The Corner

On (Some) Readers’ Minds . . .

In response to today’s Impromptus, there’s mail concerning Obama’s peevishness, the Syrian situation, the British royal family, Communism, and the name of our magazine. (It’s “National Review,” but you can’t stop people from saying “The National Review,” as we’ve learned over the decades. Doesn’t matter how hard we try.) But do you know what most people want to talk about? James Taylor and Alison Krauss. (Those singers appeared together here in New York last week, and I have a little note on them.)

People can’t get enough of James Taylor, can’t get enough. And they’re perfectly right. A sample of mail: “I know he’s a crazy lefty [Is he? Darn], but I love the guy [me too. Politics always wants to spoil everything]. Named my son James, on account of ‘Sweet Baby James’!”

People can’t get enough of Alison Krauss, either — and, again, they’re perfectly right. One reader wanted to walk down Memory Lane: “In 1987, when she was 16 years old, I saw her perform at The Ark in Ann Arbor. She charmed the audience by being exactly what she was: a gawky, shy Illinois kid in a store-bought dress.”

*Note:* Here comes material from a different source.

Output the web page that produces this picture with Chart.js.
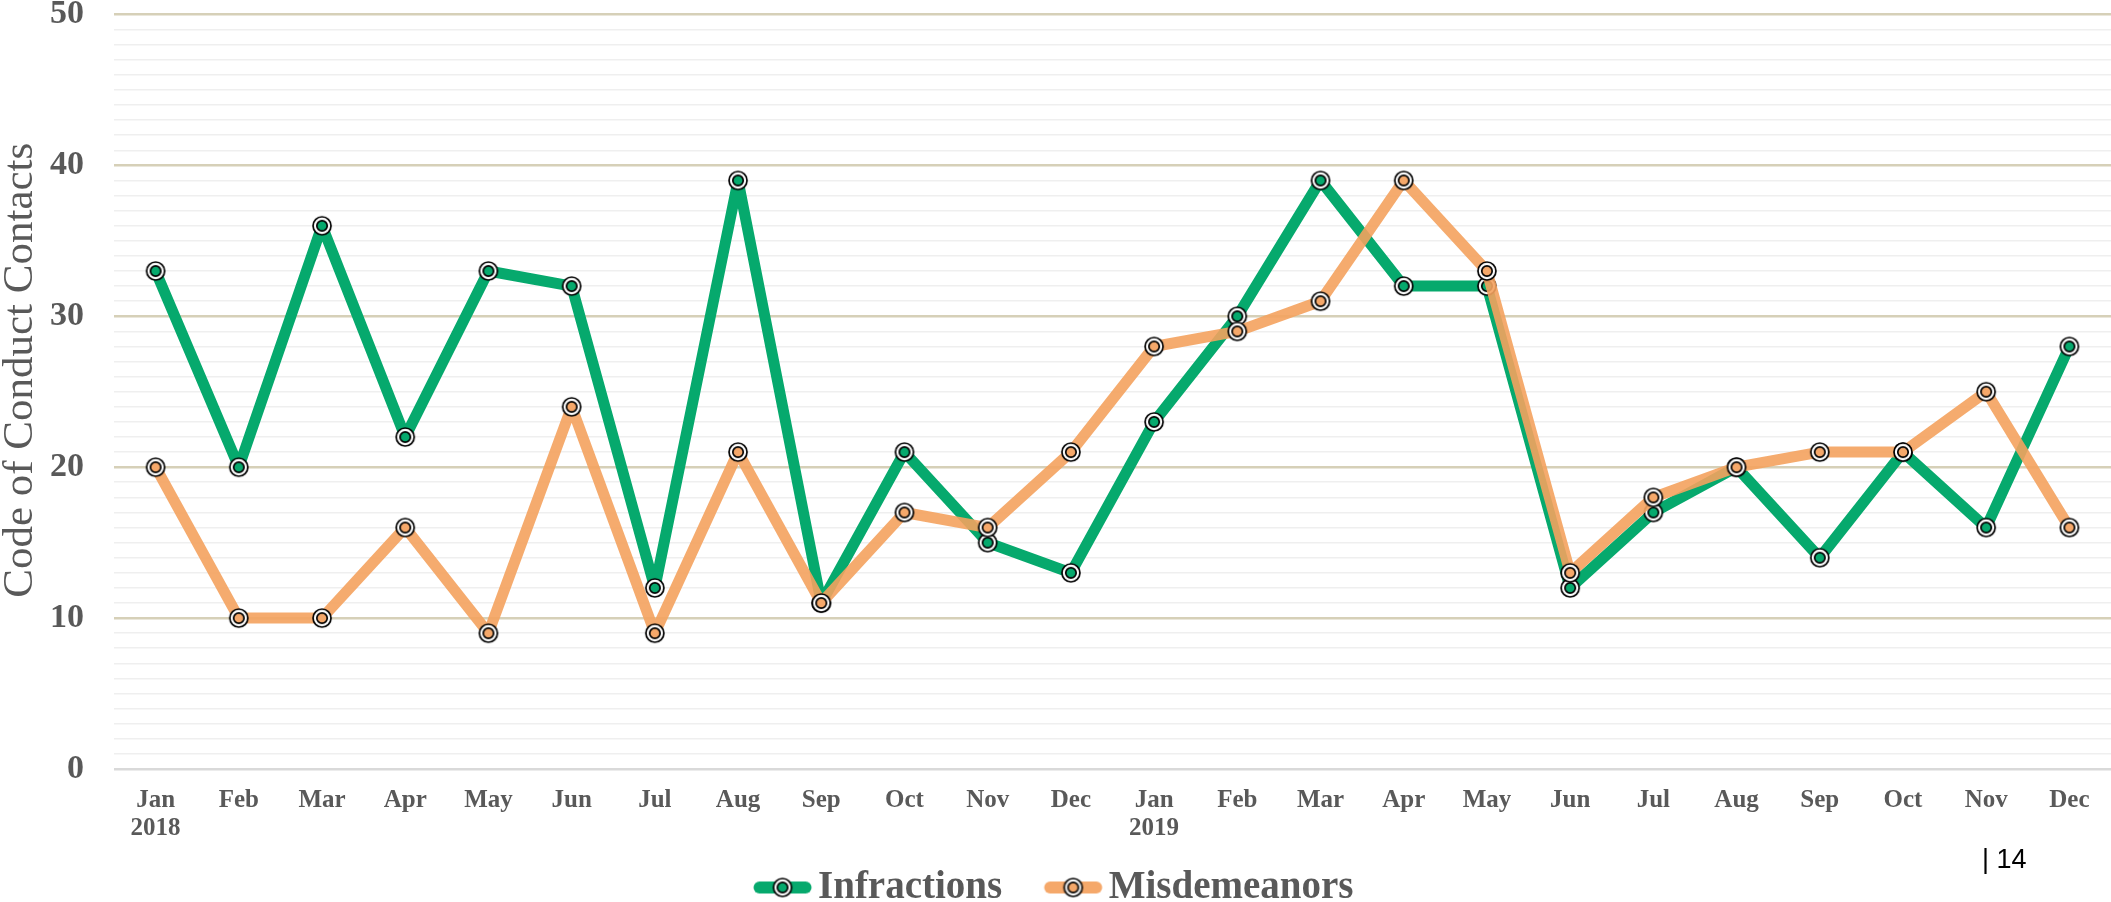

Another reader says, “Jay, could you tell us what you think of her singing? I think she’s pure and effortless.” Oh, no question. Listen, I’m going to write about these performers, musically, in another piece, forthcoming. But I’ll say three quick things about Miz Krauss right here:

1) She has an inborn sense of pitch, an unthinking intonation. (I mean “unthinking” in a very positive sense.) I’ll give you two other pop singers who’ve had this: Kay Starr and Dolly Parton. They were always in the center of the center of the note. Hurricanes couldn’t move them off. This is quite rare, even in the classical domain.

(Please don’t have a cow that I’ve said “pop,” rather than something more specific, or more accurate. I just mean non-classical.)

2) When she goes high and loud, she does what I call the “Annie shout.” I named it after those little girls in red wigs who shout “Tomorrow.” I don’t know why they do this; someone must teach them; it’s unnatural, unmusical, and grotesque. Anyway, when Alison goes high and loud — does the Annie shout — her voice loses its color and its other true characteristics. A pity, and completely unnecessary.

3) She needs amplification like I need another hot-fudge sundae. But the whole world is now amplified, and over-amplified. It’s a sad, frustrating encrustation on our culture.

Which brings me to a final sample of reader mail. At the end of the concert in which Taylor and Krauss appeared, Tony Bennett came out, for a duet with Taylor (“Put on a Happy Face”). I say in my column, “How old is he, 109? Doesn’t matter: Handsome as hell, and smoove.”

A reader says, “About 15 years ago, I heard Tony Bennett sing without a microphone in the huge and beautiful Fox Theatre [Detroit]. He said that Al Jolson had done so on this very stage and he wanted to try it. You could hear every word, and what joyous relief to hear something not amplified! It sounded so pure and all-music, so to speak.”

That letter, by the way, is from my mother. Do you read your mother’s mail?